■ Aim: Return the lines that follow, exactly as they appear, from the first through the one containing "from matplotlib.ticker import FuncFormatter"; no pictures are to be included.

****

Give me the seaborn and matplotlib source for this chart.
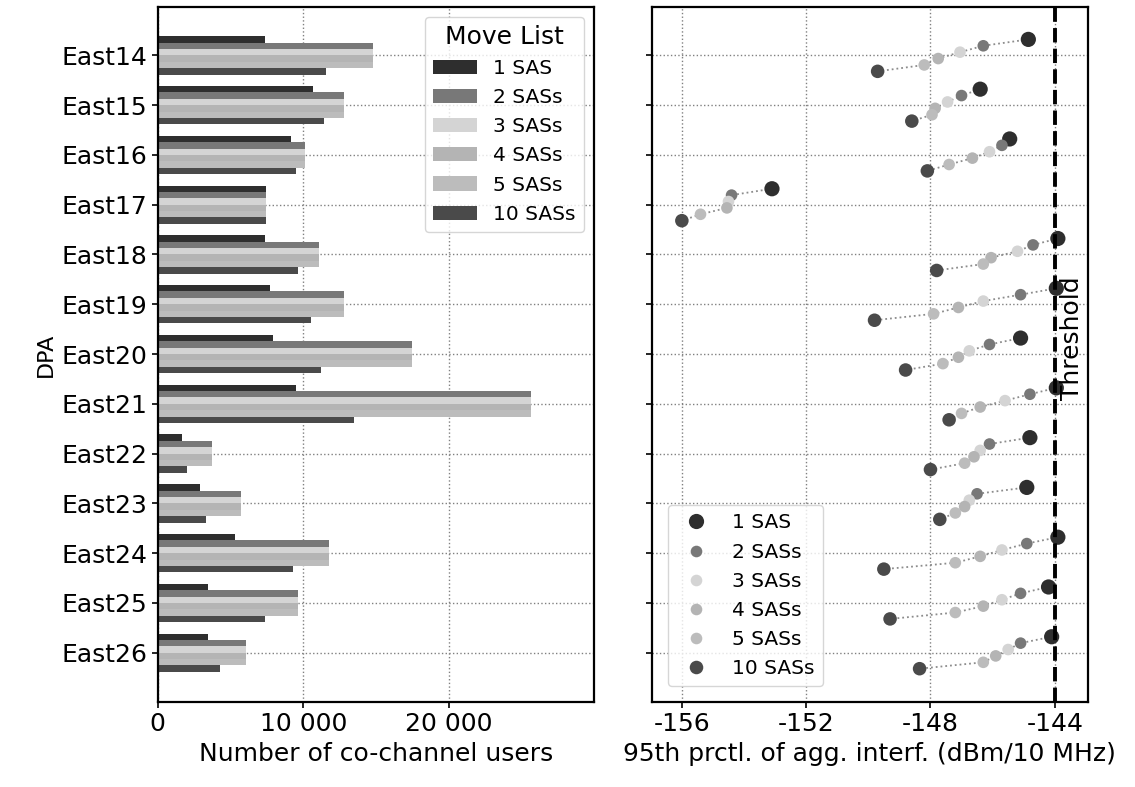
import numpy as np
import pandas as pd
import matplotlib
matplotlib.use("Agg")
import matplotlib.pyplot as plt
import seaborn as sns
from matplotlib.ticker import FuncFormatter

# DPAs and move-list series
dpas = ["East14", "East15", "East16", "East17", "East18", "East19", "East20",
        "East21", "East22", "East23", "East24", "East25", "East26"]
series = ["1 SAS", "2 SASs", "3 SASs", "4 SASs", "5 SASs", "10 SASs"]

# number of co-channel users (left panel)
users_1 = [7350, 10660, 9180, 7420, 7350, 7690, 7920, 9520, 1640, 2900, 5290, 3470, 3470]
users_2 = [14800, 12830, 10090, 7420, 11110, 12830, 17510, 25680, 3700, 5750, 11800, 9630, 6100]
users_3 = [14800, 12830, 10090, 7420, 11110, 12830, 17510, 25680, 3700, 5750, 11800, 9630, 6100]
users_4 = [14800, 12830, 10090, 7420, 11110, 12830, 17510, 25680, 3700, 5750, 11800, 9630, 6100]
users_5 = [14800, 12830, 10090, 7420, 11110, 12830, 17510, 25680, 3700, 5750, 11800, 9630, 6100]
users_10 = [11560, 11460, 9520, 7420, 9630, 10550, 11230, 13510, 1990, 3350, 9290, 7350, 4270]

# 95th percentile of aggregate interference, dBm/10 MHz (right panel)
interf_1 = [-144.85, -146.4, -145.45, -153.1, -143.9, -143.95, -145.1, -143.95, -144.8, -144.9, -143.9, -144.2, -144.1]
interf_2 = [-146.3, -147.0, -145.7, -154.4, -144.7, -145.1, -146.1, -144.8, -146.1, -146.5, -144.9, -145.1, -145.1]
interf_3 = [-147.05, -147.45, -146.1, -154.5, -145.2, -146.3, -146.75, -145.6, -146.4, -146.75, -145.7, -145.7, -145.5]
interf_4 = [-147.75, -147.85, -146.65, -154.55, -146.05, -147.1, -147.1, -146.4, -146.6, -146.9, -146.4, -146.3, -145.9]
interf_5 = [-148.2, -147.95, -147.4, -155.4, -146.3, -147.9, -147.6, -147.0, -146.9, -147.2, -147.2, -147.2, -146.3]
interf_10 = [-149.7, -148.6, -148.1, -156.0, -147.8, -149.8, -148.8, -147.4, -148.0, -147.7, -149.5, -149.3, -148.35]

threshold = -144

colors = {"1 SAS": "#2e2e2e", "2 SASs": "#787878", "3 SASs": "#d4d4d4",
          "4 SASs": "#b4b4b4", "5 SASs": "#bcbcbc", "10 SASs": "#4a4a4a"}
sizes = {"1 SAS": 120, "2 SASs": 70, "3 SASs": 70, "4 SASs": 70, "5 SASs": 70, "10 SASs": 95}

users = [users_1, users_2, users_3, users_4, users_5, users_10]
interf = [interf_1, interf_2, interf_3, interf_4, interf_5, interf_10]

group_w = 0.77
rows = []
for k, s in enumerate(series):
    for i, d in enumerate(dpas):
        rows.append({"DPA": d, "series": s, "users": users[k][i], "interf": interf[k][i],
                     "idx": i, "ypos": i + (k - 2.5) * group_w / len(series)})
df = pd.DataFrame(rows)

sns.set_theme(style="ticks")
plt.rcParams["font.family"] = ["DejaVu Sans"]
plt.rcParams["axes.unicode_minus"] = False
for key in ["text.color", "axes.labelcolor", "xtick.color", "ytick.color"]:
    plt.rcParams[key] = "black"

fig = plt.figure(figsize=(11.35, 7.87), dpi=100)
ax1 = fig.add_axes([0.139, 0.108, 0.3844, 0.883])
ax2 = fig.add_axes([0.5742, 0.108, 0.3844, 0.883], sharey=ax1)

# left: grouped horizontal bars
sns.barplot(data=df, x="users", y="DPA", hue="series", hue_order=series, order=dpas,
            palette=colors, width=group_w, linewidth=0, saturation=1, ax=ax1)
ax1.set_xlim(0, 30000)
ax1.set_xticks([0, 10000, 20000])
ax1.xaxis.set_major_formatter(FuncFormatter(lambda v, p: f"{int(v):,}".replace(",", " ")))
ax1.set_xlabel("Number of co-channel users", fontsize=18)
ax1.set_ylabel("DPA", fontsize=16)
sns.move_legend(ax1, "upper right", title="Move List", fontsize=14.5, title_fontsize=18,
                frameon=True, fancybox=True, handlelength=2.2)

# right: dots per DPA, connected by dotted lines
sns.lineplot(data=df, x="interf", y="ypos", units="idx", estimator=None, sort=False,
             color="0.55", linestyle=":", linewidth=1.3, ax=ax2, legend=False)
sns.scatterplot(data=df, x="interf", y="ypos", hue="series", hue_order=series, palette=colors,
                size="series", sizes=sizes, size_order=series, linewidth=0, alpha=1,
                zorder=3, ax=ax2)
ax2.axvline(threshold, color="black", linestyle="--", linewidth=2.8, zorder=4)
ax2.text(threshold + 0.55, 5.69, "Threshold", rotation=90, ha="center", va="center", fontsize=18)
ax2.set_xlim(-156.97, -142.93)
ax2.set_xticks([-156, -152, -148, -144])
ax2.set_xlabel("95th prctl. of agg. interf. (dBm/10 MHz)", fontsize=18)
ax2.set_ylabel("")
ax2.tick_params(labelleft=False)
sns.move_legend(ax2, "lower left", title=None, fontsize=14.5, frameon=True, fancybox=True,
                borderaxespad=0.8)

for ax in (ax1, ax2):
    ax.grid(True, linestyle=":", color="0.5", linewidth=1.0)
    ax.set_axisbelow(True)
    ax.tick_params(labelsize=18, length=4, width=1.2)
    for sp in ax.spines.values():
        sp.set_linewidth(1.6)
        sp.set_color("black")

ax1.set_yticks(range(len(dpas)))
ax1.set_yticklabels(dpas)
ax1.set_ylim(12.99, -0.97)

fig.savefig("out.png", dpi=100)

****

■ Exercise answer:
Give me the seaborn and matplotlib source for this chart.
import numpy as np
import pandas as pd
import matplotlib
matplotlib.use("Agg")
import matplotlib.pyplot as plt
import seaborn as sns
from matplotlib.ticker import FuncFormatter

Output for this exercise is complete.